Speaker: Dr. Xiaxi Cheng, Centre for Cold Matter (CCM), Imperial College London, UK
Time: 10:00 am, June 4, 2019
Venue: Transient Building, 3rd floor conference room
Abstract: During the absence of Global navigation satellite systems signal, conventional accelerometers and gyroscopes are used instead. The accuracy and stability of these devices in inertial sensing are limited primarily by their electronic and mechanical bias drift. Laser cooled atoms promise an attractive solution to this problem. Inertial sensing based on cold atom interferometry not only benefits from the long-term stability of atoms, but also from a significantly higher sensitivity to inertial forces than conventional sensors.

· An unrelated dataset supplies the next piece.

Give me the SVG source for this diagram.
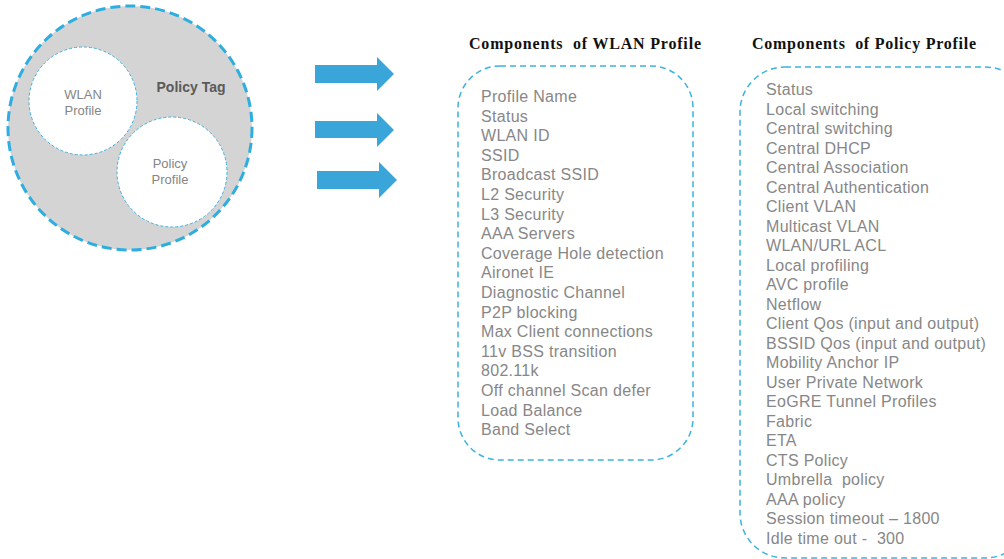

I present our work towards a 3-axis cold atom accelerometer using laser cooled Rubidium-87 atoms. A three pulse Mach-Zehnder interferometer using stimulated Raman transitions is used to measure the acceleration with high sensitivity.

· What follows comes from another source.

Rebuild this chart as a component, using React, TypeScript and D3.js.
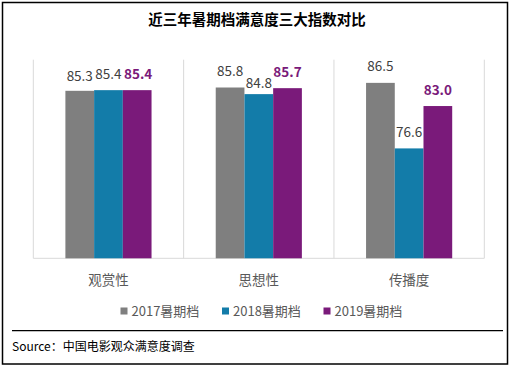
import React from "react";
import * as d3 from "d3";

const categories = ["观赏性", "思想性", "传播度"];
const seriesNames = ["2017暑期档", "2018暑期档", "2019暑期档"];
const values2017 = [85.3, 85.8, 86.5];
const values2018 = [85.4, 84.8, 76.6];
const values2019 = [85.4, 85.7, 83.0];
const yDomain = [60, 90];
const title = "近三年暑期档满意度三大指数对比";
const source = "Source：中国电影观众满意度调查";

const colors = ["#7f7f7f", "#137ca9", "#7a1a7a"];
const FONT = "'Noto Sans CJK SC', 'Noto Sans', sans-serif";

export default function App() {
  const W = 512, H = 368;
  const plotLeft = 33.3, plotRight = 484.3, plotTop = 59.7, plotBottom = 258.3;
  const x = d3.scaleBand<string>().domain(categories).range([plotLeft, plotRight]).paddingInner(0).paddingOuter(0);
  const bw = x.bandwidth();
  const groupW = bw * 0.573;
  const xs = d3.scaleBand<string>().domain(seriesNames).range([(bw - groupW) / 2, (bw + groupW) / 2]).padding(0);
  const y = d3.scaleLinear().domain(yDomain).range([plotBottom, plotTop]);
  const series = [values2017, values2018, values2019];

  const boundaries = [...categories.map((c) => x(c) as number), plotRight];

  return (
    <svg width={W} height={H} style={{ position: "absolute", left: 0, top: 0 }} xmlns="http://www.w3.org/2000/svg">
      <rect x={0} y={0} width={W} height={H} fill="#fff" />
      <rect x={2.5} y={2.5} width={505} height={361.5} fill="none" stroke="#000" strokeWidth={1.5} />
      <text x={257} y={25} textAnchor="middle" fontFamily={FONT} fontSize={14.5} fontWeight="bold" fill="#000">{title}</text>

      {boundaries.map((bx, i) => (
        <line key={"g" + i} x1={bx} x2={bx} y1={plotTop} y2={plotBottom} stroke="#d9d9d9" strokeWidth={1} />
      ))}
      <line x1={plotLeft} x2={plotRight} y1={plotBottom} y2={plotBottom} stroke="#d9d9d9" strokeWidth={1} />

      {series.map((vals, si) =>
        categories.map((c, ci) => {
          const bx = (x(c) as number) + (xs(seriesNames[si]) as number);
          const by = y(vals[ci]);
          return (
            <rect key={`b${si}-${ci}`} x={bx} y={by} width={xs.bandwidth()} height={plotBottom - by} fill={colors[si]} />
          );
        })
      )}

      {series.map((vals, si) =>
        categories.map((c, ci) => {
          const cx = (x(c) as number) + (xs(seriesNames[si]) as number) + xs.bandwidth() / 2;
          const by = y(vals[ci]);
          const bold = si === 2;
          // Excel-like label nudge for the overlapping 84.8 label
          const nudge = si === 1 && ci === 1 ? 5 : si === 0 && ci === 0 ? 1.5 : 0;
          return (
            <text
              key={`l${si}-${ci}`}
              x={cx + (si === 2 && ci === 0 ? 1 : 0)}
              y={by - 11.5 + nudge}
              textAnchor="middle"
              fontFamily={FONT}
              fontSize={13.5}
              fontWeight={bold ? "bold" : "normal"}
              fill={bold ? colors[2] : "#404040"}
            >
              {vals[ci].toFixed(1)}
            </text>
          );
        })
      )}

      {categories.map((c) => (
        <text key={"c" + c} x={(x(c) as number) + bw / 2} y={285} textAnchor="middle" fontFamily={FONT} fontSize={13.5} fill="#595959">
          {c}
        </text>
      ))}

      {seriesNames.map((s, i) => {
        const lx = 120.5 + i * 101.5;
        return (
          <g key={"lg" + s}>
            <rect x={lx} y={307.5} width={7} height={7} fill={colors[i]} />
            <text x={lx + 11} y={315.5} fontFamily={FONT} fontSize={13} fill="#595959">{s}</text>
          </g>
        );
      })}

      <line x1={12} x2={503} y1={330.7} y2={330.7} stroke="#000" strokeWidth={1.3} />
      <text x={12} y={351} fontFamily={FONT} fontSize={12} fill="#000">{source}</text>
    </svg>
  );
}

We aim to achieve a repetition rate of 10 Hz to reduce the dead-times while maintaining a good signal-to-noise ratio. We have reached a sensitivity of 500 ng/Hz^(-1/2) in an one-axis acceleration sensor to measure horizontal acceleration, which is comparable with the state-of-art classical accelerometers. Currently, we are testing the system to reach a sensitivity of 100 ng/Hz^(-1/2) and a dynamic range of +/- 0.3g. This will eventually be working as a stand-alone inertial navigation unit.
Biography: Xiaxi Cheng has received a M.Sc. in Physics at University of Vienna in 2014, working on matter wave interferometry for large molecules. In 2015, he joined the Centre for Cold Matter (CCM) at Imperial College London with a UK’s Ministry of Defense PhD scholarship working on building an atom interferometer for navigation. Currently, he works as a research associate in the CCM and collaborates closely with M Squared Lasers to build a transportable quantum accelerometer.